Short Definition
Multi-metric optimization is the practice of optimizing and evaluating models against multiple objectives simultaneously rather than a single metric.
Definition
Multi-metric optimization refers to designing training, evaluation, and deployment strategies that consider multiple performance metrics at once—such as accuracy, calibration, fairness, latency, cost, or robustness—acknowledging that no single metric fully captures system success.
Real systems optimize trade-offs, not scalars.
Why It Matters
Single-metric optimization encourages brittle models, metric gaming, and Goodhart effects. Real-world ML systems must balance competing objectives, where improving one metric can degrade another. Multi-metric optimization makes these trade-offs explicit and manageable.
One score cannot represent many goals.
Common Metrics in Multi-Metric Settings
Typical metric families include:
- predictive performance (accuracy, AUC, F1)
- uncertainty and calibration (ECE, Brier score)
- robustness (stress-test accuracy, degradation)
- fairness and bias (group disparities)
- operational constraints (latency, throughput)
- business impact (cost, revenue, risk)
Metrics reflect values and constraints.
Optimization Strategies
Weighted Objective Functions
Combine metrics into a single objective using weights.
- simple to implement
- requires careful weight selection
- sensitive to scale differences
Pareto Optimization
Identify Pareto-optimal solutions where no metric can improve without worsening another.
- exposes trade-offs clearly
- avoids arbitrary weighting
- produces solution sets, not single answers
Constraint-Based Optimization
Optimize a primary metric subject to constraints on others.
- common in safety and regulation
- aligns with deployment requirements
- requires constraint validation
Different strategies suit different contexts.
Minimal Conceptual Illustration
Improve Metric A → Metric B worsens
Goal: find acceptable trade-off region
Relationship to Decision Cost Functions
Decision cost functions formalize multi-metric trade-offs by translating multiple metrics into expected cost or utility. Multi-metric optimization can be seen as optimizing under an implicit or explicit cost function.
Costs unify metrics.
Relationship to Outcome-Aware Evaluation
Outcome-aware evaluation often requires balancing short-term proxies with long-term outcomes. Multi-metric optimization prevents over-optimizing proxies at the expense of real impact.
Outcomes are multi-dimensional.
Evaluation and Reporting
Effective multi-metric evaluation:
- reports metrics jointly, not selectively
- visualizes trade-offs (e.g., Pareto fronts)
- avoids collapsing metrics prematurely
- documents decision rationales
Transparency matters more than rankings.
Risks and Failure Modes
- metric gaming across metrics
- hidden trade-offs due to aggregation
- unstable optimization targets
- difficulty comparing models
- overfitting to metric combinations
Complexity increases governance needs.
Relationship to Goodhart’s Law
Multi-metric optimization reduces—but does not eliminate—Goodhart risk.

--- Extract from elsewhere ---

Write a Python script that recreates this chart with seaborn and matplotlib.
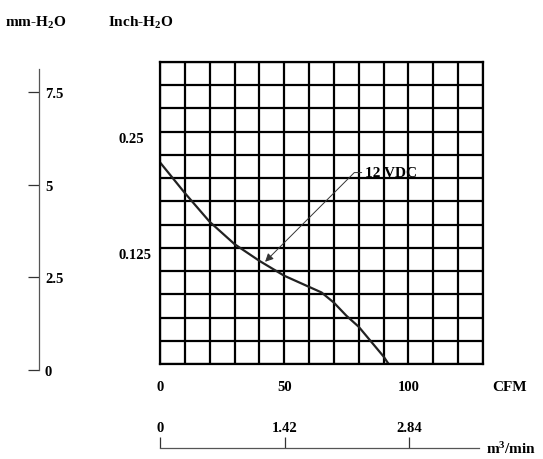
import numpy as np
import pandas as pd
import matplotlib
matplotlib.use("Agg")
import matplotlib.pyplot as plt
import matplotlib.transforms as mtransforms
import seaborn as sns

# fan curve (12 VDC)
cfm = [0, 10, 20, 30, 40, 50, 60, 65, 70, 75, 80, 85, 90, 92]
inch_h2o = [0.217, 0.184, 0.153, 0.129, 0.111, 0.095, 0.083, 0.077, 0.066, 0.052, 0.040, 0.024, 0.008, 0.0]

cfm_ticks = [0, 50, 100]
inch_ticks = [0.125, 0.25]
mm_ticks = [0, 2.5, 5, 7.5]
m3_ticks = [0, 1.42, 2.84]
curve_label = "12 VDC"

sns.set_style("white")
plt.rcParams['font.family'] = ['Liberation Serif', 'DejaVu Serif']
plt.rcParams['font.weight'] = 'bold'
plt.rcParams['text.color'] = 'black'
plt.rcParams['xtick.color'] = 'black'
plt.rcParams['ytick.color'] = 'black'
plt.rcParams['mathtext.fontset'] = 'custom'
plt.rcParams['mathtext.rm'] = 'Liberation Serif:bold'
plt.rcParams['mathtext.it'] = 'Liberation Serif:bold'
plt.rcParams['mathtext.bf'] = 'Liberation Serif:bold'
plt.rcParams['mathtext.default'] = 'rm'

W, H = 543, 460
fig = plt.figure(figsize=(W / 100, H / 100), dpi=100)

def box(l, t, r, b):
    # pixel box -> figure fraction
    return [l / W, (H - b) / H, (r - l) / W, (b - t) / H]

# main grid
ax = fig.add_axes(box(160, 63, 483, 365))
df = pd.DataFrame({"cfm": cfm, "inch": inch_h2o})
sns.lineplot(data=df, x="cfm", y="inch", ax=ax, color="#222222", lw=1.6)
ax.set_xlim(0, 130)
ax.set_ylim(0, 0.325)
ax.set_xticks(np.arange(0, 131, 10))
ax.set_yticks(np.arange(0, 0.326, 0.025))
ax.grid(True, color="black", lw=1.6)
for s in ax.spines.values():
    s.set_visible(True)
    s.set_color("black")
    s.set_linewidth(1.6)
ax.tick_params(length=0, labelbottom=False, labelleft=False)
ax.set_xlabel("")
ax.set_ylabel("")

# axis numbers
xt = mtransforms.blended_transform_factory(ax.transData, ax.transAxes)
for v in cfm_ticks:
    ax.text(v, -0.076, str(v), transform=xt, ha="center", va="center", fontsize=10.5, fontweight="bold")
ax.text(1.03, -0.076, "CFM", transform=ax.transAxes, ha="left", va="center", fontsize=11, fontweight="bold")
yt = mtransforms.blended_transform_factory(ax.transAxes, ax.transData)
for v in inch_ticks:
    ax.text(-0.13, v, f"{v:g}", transform=yt, ha="left", va="top", fontsize=10.5, fontweight="bold")

ax.annotate(curve_label, xy=(42.3, 0.110), xytext=(82.5, 0.206),
            fontsize=11, fontweight="bold", va="center", ha="left",
            arrowprops=dict(arrowstyle="-|>", color="#333333", lw=0.7, mutation_scale=12,
                            relpos=(0, 0.5), shrinkA=0, shrinkB=0,
                            connectionstyle="angle,angleA=180,angleB=45,rad=0"))

# headers
fig.text(5 / W, 1 - 23 / H, r"mm-H$_2$O", ha="left", va="center", fontsize=11, fontweight="bold")
fig.text(108 / W, 1 - 23 / H, r"Inch-H$_2$O", ha="left", va="center", fontsize=11, fontweight="bold")

# mm-H2O scale
axm = fig.add_axes(box(39, 70, 39.1, 371))
axm.set_ylim(0, 8.12)
axm.set_xticks([])
axm.set_yticks(mm_ticks)
axm.set_yticklabels([f"{v:g}" for v in mm_ticks])
for k, s in axm.spines.items():
    s.set_visible(k == "left")
axm.spines["left"].set_color("#555555")
axm.spines["left"].set_linewidth(0.9)
axm.tick_params(axis="y", left=True, right=False, labelleft=False, labelright=True,
                direction="out", length=8, width=0.9, color="#333333", pad=-3.8, labelsize=10.5)
axm.set_facecolor("none")

# m3/min scale
axb = fig.add_axes(box(160, 449, 483, 449.1))
axb.set_xlim(0, 130 * 0.0283168)
axb.set_yticks([])
axb.set_xticks(m3_ticks)
axb.set_xticklabels([f"{v:g}" for v in m3_ticks])
for k, s in axb.spines.items():
    s.set_visible(k == "bottom")
axb.spines["bottom"].set_color("#555555")
axb.spines["bottom"].set_linewidth(0.9)
axb.spines["bottom"].set_bounds(0, 3.63)
axb.tick_params(axis="x", bottom=True, top=False, labelbottom=False, labeltop=True,
                direction="in", length=8, width=0.9, color="#333333", pad=10, labelsize=10.5)
axb.set_facecolor("none")
axb.text(1.01, 0.0, r"m$^3$/min", transform=axb.transAxes, ha="left", va="center",
         fontsize=11, fontweight="bold")

fig.savefig("out.png", dpi=100)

When multiple metrics become targets, systems may still exploit weaknesses unless metrics are regularly audited and refreshed.
More metrics ≠ immunity.
Common Pitfalls
- collapsing metrics into a single score without justification
- choosing weights arbitrarily
- optimizing metrics that are poorly aligned with outcomes
- ignoring metric interactions
- reporting only favorable subsets
Trade-offs must be explicit.
Summary Characteristics
| Aspect | Multi-Metric Optimization |
|---|---|
| Objective | Balance competing goals |
| Metric count | Multiple |
| Trade-offs | Explicit |
| Complexity | Higher |
| Governance need | High |